We were booked for two nights at Phantom. The next morning Rob and I did a twelve-miler up the Kaibab Trail, across the plateau on the Tonto, and down Bright Angel. The climb out the next day would be a serious day's walking. We wanted our legs to be ready for it. Besides, we're crazy. For hours we went across rolling empty pink country, immense, pocked with blue-gray vegetation like frozen mortar bursts. A shriveled creek provided water and shade for lunch. Except for us and one idiot who had gotten lost--you can die in the desert---the world was deserted.

I decided that if God hadn't created the Canyon, he missed a good chance.

To be on the safe side we began the climb out at first light. Rob and I had a long history of week-long up-and-down hikes through the mountains of the East, with substantially heavier packs, but this was going to be pure, steady, serious ascent.

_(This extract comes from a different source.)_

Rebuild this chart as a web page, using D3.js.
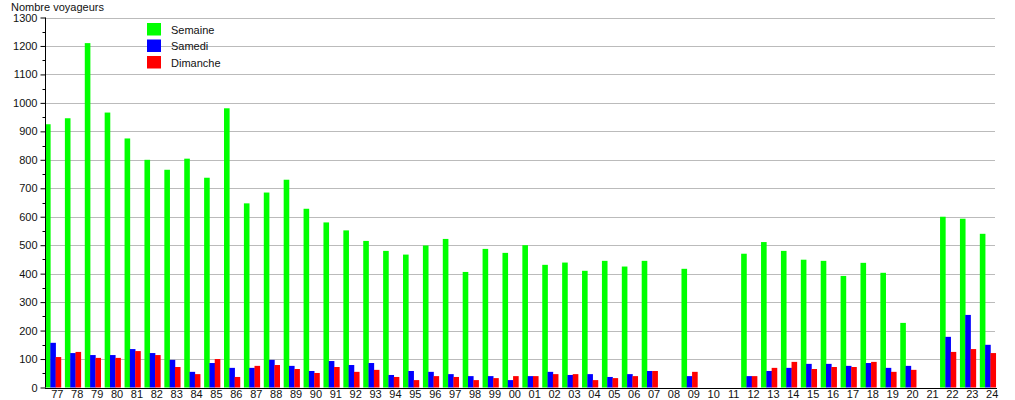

We wanted to get the jump on it. The store on the South Rim carried a book called something like Death in the Canyon, of which there are some. I'm told that most involve out-of-shape people who proceed to cash in because of heart attacks and heat stroke. Still, it is wise to respect the geography.

It was a hump, but not a killer. A major help were Leki poles, now almost universal in the back country. Their virtues are hard to quantify, but they improve balance, avoided twisted ankles, and shift muscular effort to your shoulders. You go faster. As we ascended above the level of the plateau we found ourselves on endless sunny switchbacks overlooking the whole gaudy basin. The walls of the Canyon have well-marked strata. You measure your progress by which of them you have put below you.

It was a splendid trip. If you have the chance, do it.